I chose this data set because I am an avid coffee drinker and would like to know what other fellow coffee lovers like to drink, and if they spend as much money on coffee as I do. I also used to work at a local Mexican style coffee shop named Tierra Mia in the Los Angles area. Exploring this data set would just give me insight into the community that I would like to have.
Questions
The two questions you want to answer.
Q1: Which age group spends the most money on coffee per month? There are 7 age groups. 5 range from 18-65. One is <18, and another is >65. Effectively covering ages from all walks of life.
Q2: What is the favorite kinds of coffee for each group: gender, education level, employment status, and political affiliations, and ethnicity/race?
Analysis plan
- I am planning on creating either a heat map like plot of the with count as the gradient or stacked bar charts
- The variables I need to use are listed below along with the question that was asked to participants in the survey:
- total_spend: In total, how much money do you typically spend on coffee in a month?

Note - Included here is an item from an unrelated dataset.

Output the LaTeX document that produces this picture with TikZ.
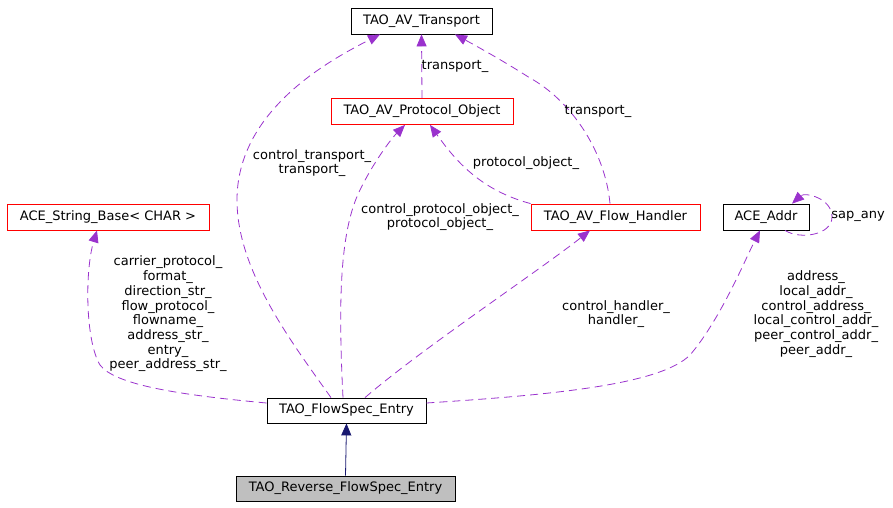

- favorite: What is your favorite coffee drink?
- age: What is your age?
- employment_status
- education_level
- gender
- political_affiliation
- ethnicity_race
- Will have to create a count of total_spend variable per age group and count of favorite drinks per age group.
Task List:
Task Name | Status | Assignee | Due | Priority | Summary |
---|---|---|---|---|---|
Import Data | complete | luis | 05/29 | Low | use read_csv to import data from the tidyTuesday github repo |
Explore Data | complete | luis | 06/01 | Moderate | plot counts for each of the categorical variables to get a feel for whats in the data |
Q1 | Complete | luis | 06/03 | High | how much money does each age group spend on coffee? |
Q2 | Complete | luis | 06/05 | High | Favorite coffee? |
Write Up | Complete | luis | 06/07 | High | |
Presentation | Complete | luis | 06/10 | High | |
Final Review | Complete | luis | 06/15 | Moderate |